Sparita la “sindone” di Padre Pio «Non si trova più a Conegliano»

Il fazzoletto su cui, secondo alcuni, era impresso il volto del santo, servirebbe per nuove analisi In questi giorni anche una troupe Mediaset in città per indagare sul destino del misterioso reperto
Di Salima Barzanti
CONEGLIANO VOLTO DI PADRE PIOE fotocronaca de marchi nino ex partigiano conegliano
CONEGLIANO VOLTO DI PADRE PIOE fotocronaca de marchi nino ex partigiano conegliano

CONEGLIANO. Che fine ha fatto il fazzoletto su cui, secondo alcuni fedeli, era impresso il volto di Padre Pio? La “sindone” del santo, un reperto sulla cui autenticità la Chiesa non si è mai espressa, continua a far parlare anche dopo la morte dei suoi custodi coneglianesi, i coniugi Cavicchi. Perché nessuno sa più dove si trova. E da qualche giorno anche una troupe di Mediaset è sulle tracce del misterioso fazzoletto, per una puntata del programma “La strada dei miracoli” (Rete4). Un mistero che si aggiunge a mistero, quindi.

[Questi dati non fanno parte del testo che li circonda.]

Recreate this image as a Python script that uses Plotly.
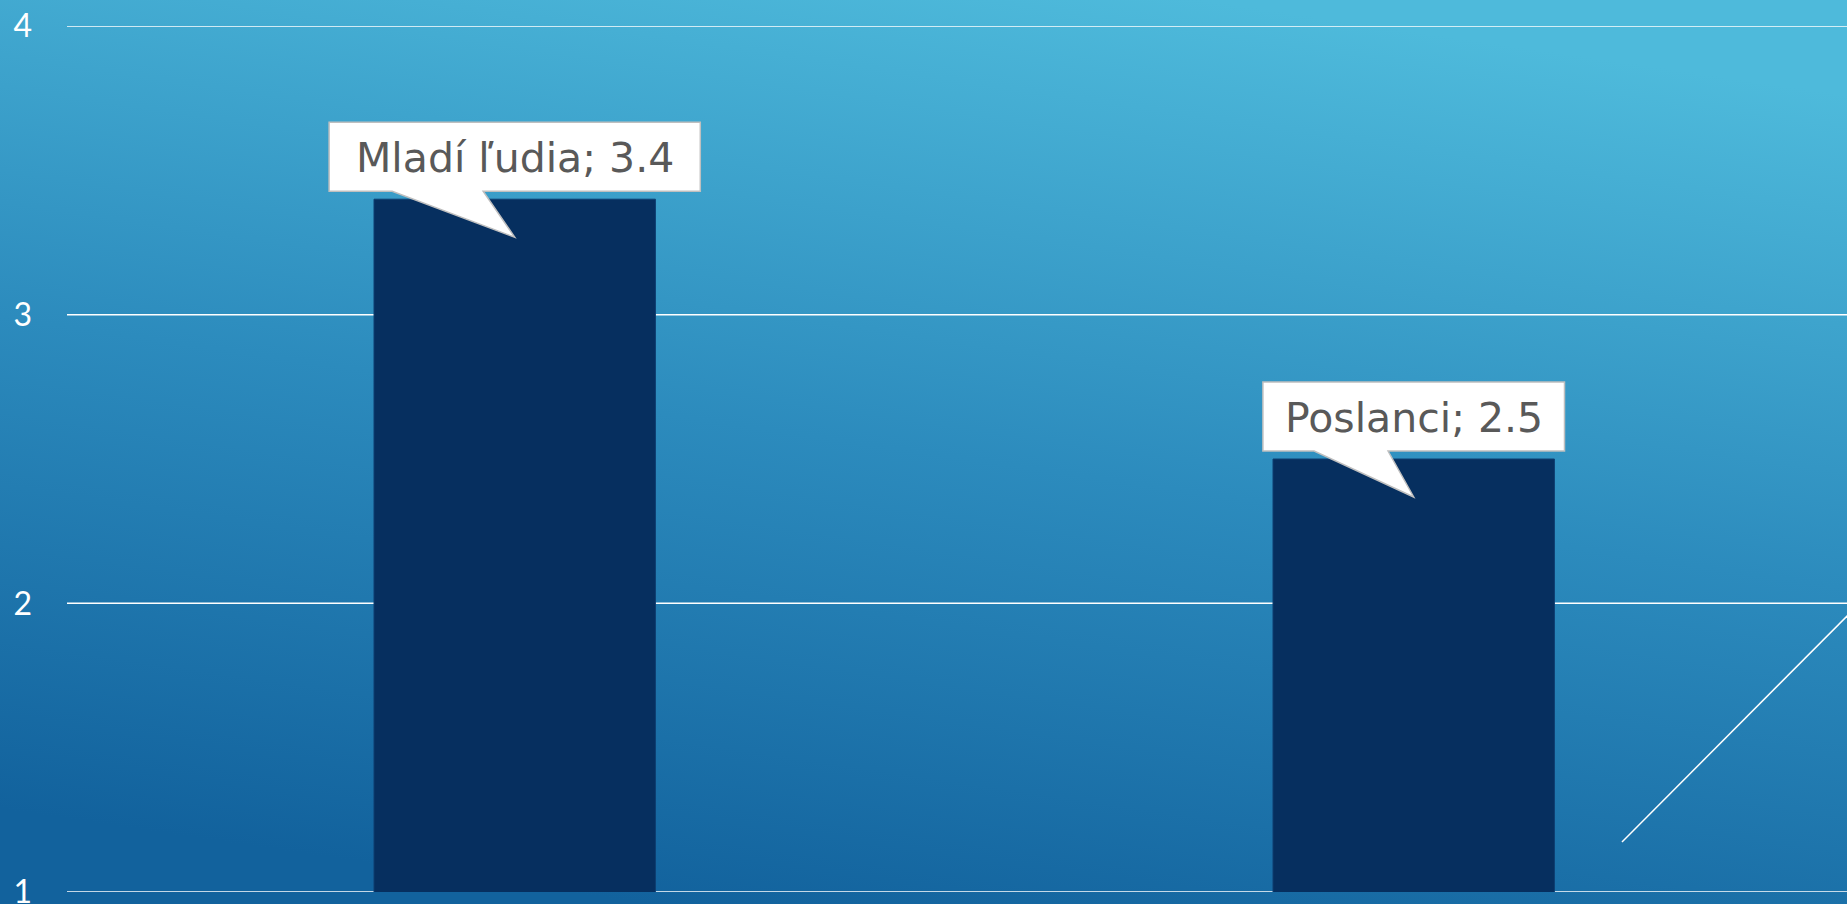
import base64
import plotly.graph_objects as go

# chart data
categories = ["Mladí ľudia", "Poslanci"]
values = [3.4, 2.5]
y_ticks = [1, 2, 3, 4]

W, H = 1847, 904
ML, MR, MT, MB = 67, 0, 26, 12

# gradient background as an svg image
svg = """<svg xmlns='http://www.w3.org/2000/svg' width='1847' height='904' preserveAspectRatio='none'>
<defs><linearGradient id='g' x1='0.35' y1='1' x2='0.65' y2='0'>
<stop offset='0' stop-color='#12629D'/>
<stop offset='0.5' stop-color='#2C8BBD'/>
<stop offset='1' stop-color='#4EBADB'/>
</linearGradient></defs>
<rect width='1847' height='904' fill='url(#g)'/></svg>"""
bg_src = "data:image/svg+xml;base64," + base64.b64encode(svg.encode()).decode()

pw, ph = W - ML - MR, H - MT - MB

fig = go.Figure()
fig.add_trace(go.Bar(x=list(range(len(categories))), y=values, width=0.313,
                     marker=dict(color="#062F5F", line=dict(color="#0E3E70", width=1)),
                     hoverinfo="skip"))

shapes = []
# horizontal gridlines (drawn as shapes so the ones at the range ends show too)
for t in y_ticks:
    shapes.append(dict(type="line", xref="paper", yref="y", x0=0, x1=1, y0=t, y1=t,
                       line=dict(color="white", width=1.5), layer="below"))

# callouts: white box with wedge pointing into the bar, drawn in pixel units
annotations = []
for i, (c, v) in enumerate(zip(categories, values)):
    label = f"{c}; {v}"
    hw = 11.6 * len(label)
    wl, wr = -0.66 * hw, -0.17 * hw
    path = (f"M {-hw},8 L {wl},8 L 0,-38 L {wr},8 L {hw},8 "
            f"L {hw},77 L {-hw},77 Z")
    shapes.append(dict(type="path", xref="x", yref="y", xsizemode="pixel", ysizemode="pixel",
                       xanchor=i, yanchor=v, path=path, fillcolor="white",
                       line=dict(color="#BFBFBF", width=1.5), layer="above"))
    annotations.append(dict(x=i, y=v, xref="x", yref="y", text=label, showarrow=False,
                            yanchor="middle", xanchor="center", yshift=41,
                            font=dict(family="DejaVu Sans, sans-serif", size=41, color="#595959")))

# decorative diagonal stroke at the lower right
shapes.append(dict(type="line", xref="paper", yref="paper",
                   x0=(1622 - ML) / pw, y0=(H - MB - 842) / ph,
                   x1=(1867 - ML) / pw, y1=(H - MB - 596) / ph,
                   line=dict(color="white", width=1.5), layer="above"))

fig.update_layout(
    width=W, height=H,
    margin=dict(l=ML, r=MR, t=MT, b=MB, autoexpand=False),
    paper_bgcolor="#2C8BBD", plot_bgcolor="rgba(0,0,0,0)",
    showlegend=False,
    shapes=shapes, annotations=annotations,
    images=[dict(source=bg_src, xref="paper", yref="paper",
                 x=-ML / pw, y=1 + MT / ph, sizex=W / pw, sizey=H / ph,
                 sizing="stretch", xanchor="left", yanchor="top", layer="below")],
    xaxis=dict(range=[-0.498, -0.498 + pw / 899], showticklabels=False, showgrid=False,
               zeroline=False, showline=False, fixedrange=True, automargin=False),
    yaxis=dict(range=[1, 4], tickvals=y_ticks, showgrid=False, automargin=False,
               zeroline=False, showline=False, ticks="", ticklabelstandoff=34,
               ticklabeloverflow="allow",
               tickfont=dict(family="Lato, sans-serif", size=32, color="white"),
               fixedrange=True),
)

fig.write_html("out.html", config={"displayModeBar": False},
               post_script="document.body.style.margin='0';")
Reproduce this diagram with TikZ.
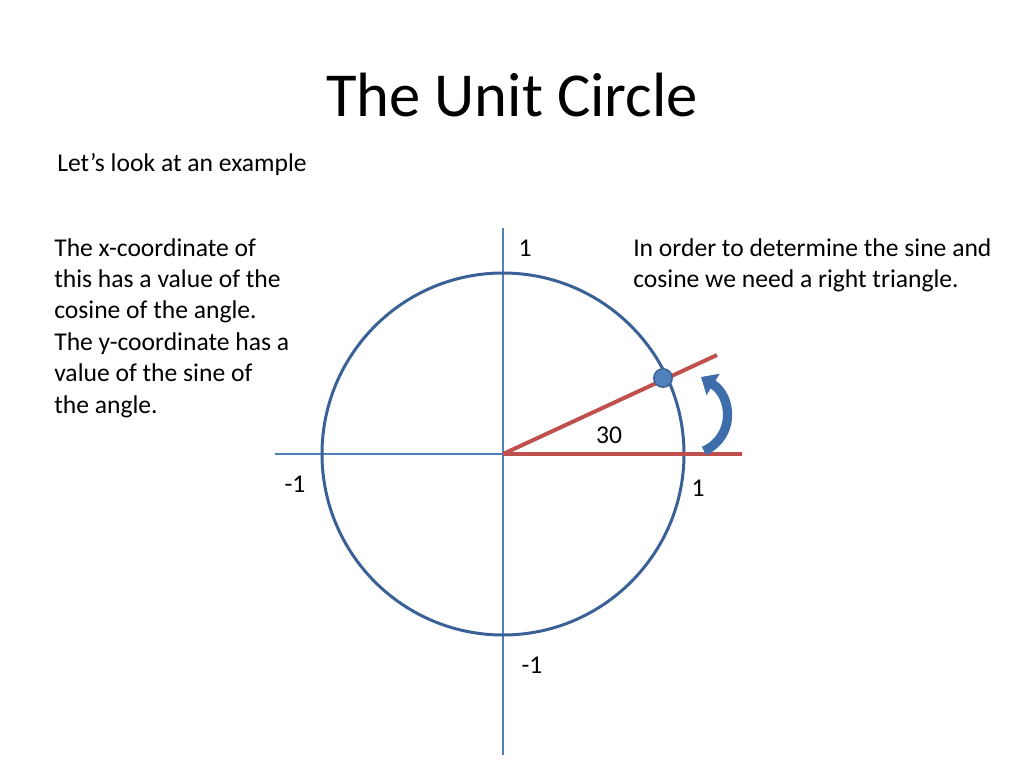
\documentclass[tikz,border=0pt]{standalone}
\usepackage{fontspec}
\setmainfont{Carlito}
\usetikzlibrary{arrows.meta}
\definecolor{circblue}{HTML}{3A6196}
\definecolor{axisblue}{HTML}{4F81BD}
\definecolor{rayred}{HTML}{C0504D}
\definecolor{dotblue}{HTML}{4F81BD}
\definecolor{arrowblue}{HTML}{3E6DAB}
\tikzset{
  body/.style={font=\fontsize{18}{22.1}\selectfont, inner sep=0pt, anchor=base west},
  lbl/.style={font=\fontsize{18}{22.1}\selectfont, inner sep=0pt, anchor=base}
}
\begin{document}
\begin{tikzpicture}[x=0.703125pt,y=-0.703125pt]
    \useasboundingbox (0,0) rectangle (1024,768);
    \node[inner sep=0pt,anchor=base,font=\fontsize{44}{52}\selectfont] (title) at (512,117) {The Unit Circle};
    \node[body] (intro) at (57,172) {Let’s look at an example};
    \node[body,align=left,anchor=north west] (xy) at (54,238)
         {The x-coordinate of\\this has a value of the\\cosine of the angle.\\The y-coordinate has a\\value of the sine of\\the angle.};
    \node[body,align=left,anchor=north west] (need) at (633,238)
         {In order to determine the sine and\\cosine we need a right triangle.};
    % axes and circle
    \coordinate (O) at (503,454);
    \coordinate (L) at (275,454);
    \coordinate (E) at (742,454);
    \coordinate (T) at (503,228);
    \coordinate (B) at (503,755);
    \draw[axisblue,line width=2.1pt] (L) -- (E) (T) -- (B);
    \draw[circblue,line width=2.1pt] (O) circle[radius=181];
    % the angle
    \coordinate (R) at (717,355);
    \draw[rayred,line width=2.8pt] (O) -- (E) (O) -- (R);
    \node[circle,fill=dotblue,draw=circblue,line width=1pt,minimum size=13pt,inner sep=0pt] (P) at (663,378) {};
    \draw[arrowblue,line width=6.5pt,-{Triangle[length=10pt,width=17pt]}]
         (704,451) .. controls (736,436) and (732,396) .. (701,377);
    % labels
    \node[lbl] (ytop) at (525,257) {1};
    \node[lbl] (xleft) at (295,492) {-1};
    \node[lbl] (xright) at (698,496) {1};
    \node[lbl] (ybot) at (532,673) {-1};
    \node[lbl] (ang) at (609,443) {30};
\end{tikzpicture}
\end{document}
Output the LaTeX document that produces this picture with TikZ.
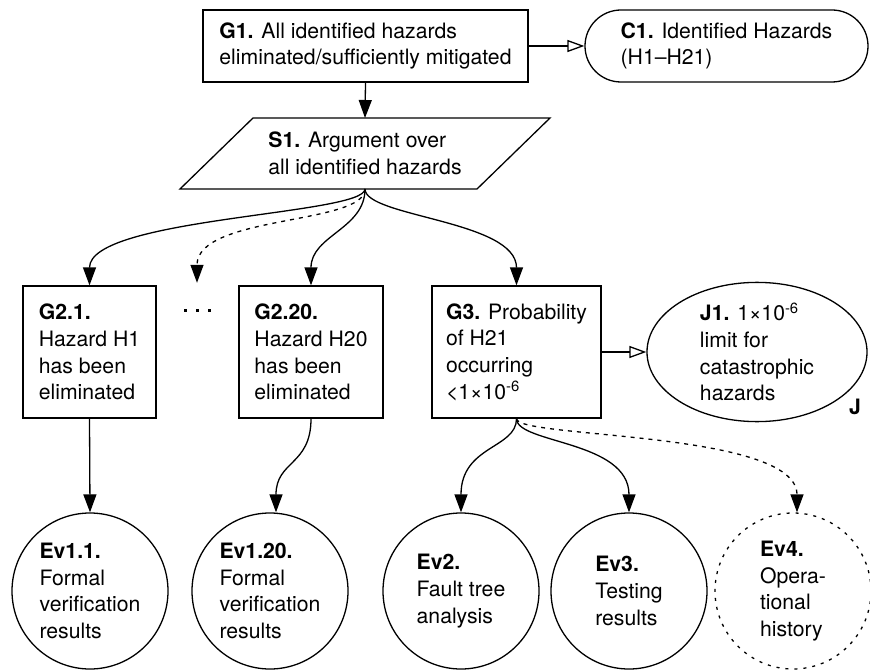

Centinaia di fedeli, da Conegliano e dal resto d'Italia, raggiungevano ogni anno la villetta di via Croce per pregare e chiedere qualche grazia davanti al piccolo altare domestico. Il commendatore Francesco Cavicchi, a cui il fazzoletto fu consegnato da Padre Pio in persona, morì a 90 anni nell'ottobre del 2005, la vedova Carla Venturelli custodì la teca fino alla sua morte, nel 2009. Poi del fazzoletto non si è più saputo nulla. Forse custodito segretamente da un convento di frati. Forse finito in mano a qualche privato. Alcuni sostengono che non si troverebbe più a Conegliano, ma addirittura fuori provincia. Non si sa.

Venerdì a Conegliano è arrivata Giulia Pezzolesi, giornalista di “La strada dei Miracoli”, programma televisivo di Rete4. La trasmissione condotta da Safiria Leccese racconterà il mistero del fazzoletto bianco. In via Benedetto Croce oggi non c’è più la villetta dove Francesco Cavicchi e poi, dopo la sua morte, la moglie Carla, hanno custodito, in una teca di vetro, questo fazzoletto. Che ha una storia particolare. «Nel 1967 a S. Giovanni Rotondo mio marito incontrò Padre Pio per la confessione. Mentre se ne stava per uscire, gli cadde il fazzoletto. Il frate lo chiamò dicendogli che lo stava dimenticando e prima di ridarlo a Francesco se lo posò sul volto», raccontò durante un’intervista la moglie di Cavicchi, «mio marito da quel momento iniziò a portarselo sempre dietro. Poi Padre Pio mori. Il giorno del primo anniversario della sua morte, nel 1969, io e mio marito ci trovavamo a S. Giovanni Rotondo. Entrati in chiesa, mio marito, stanco, si addormentò e per la prima volta Padre Pio gli apparve in sogno. Usciti dalla chiesa, si lavò le mani, tirò fuori il fazzoletto per asciugarsi e le donne vicine gli dissero che aveva il fazzoletto sporco. Dopo averlo lavato, alcuni iniziarono ad urlare «Padre Pio, Padre Pio». Quando ritornammo a casa, lui mi mostrò il fazzoletto. E vedemmo il volto». Francesco Cavicchi dopo questo evento abbandonò il lavoro, lasciò la propria azienda e si mise al servizio di Padre Pio. Il piccolo “santuario” della villetta in via Croce dove era custodito il fazzoletto iniziò, piano a piano, a infittirsi di foto e quadretti, lasciati anche da tante persone che iniziarono a visitare la villetta. Poi il caso finì nel dimenticatoio fino a quando, alcuni anni fa ad occuparsi del fazzoletto fu il professor Giulio Fanti, esperto della vera Sindone, analizzò il fazzoletto per verificare l’eventuale presenza di tracce di colore artificiale tali da giustificare un prodotto creato ad arte. «Non ho trovato pigmenti, i volti, in tonalità grigio scuro, sono fatti di un «non colore», aveva raccontato a la tribuna di Treviso. Fanti poté esaminare solo un vecchio lembo di fazzoletto esterno alla teca. Ma del fazzoletto nella sua interezza, che servirebbe anche per nuove analisi scientifiche, si sono perse le tracce.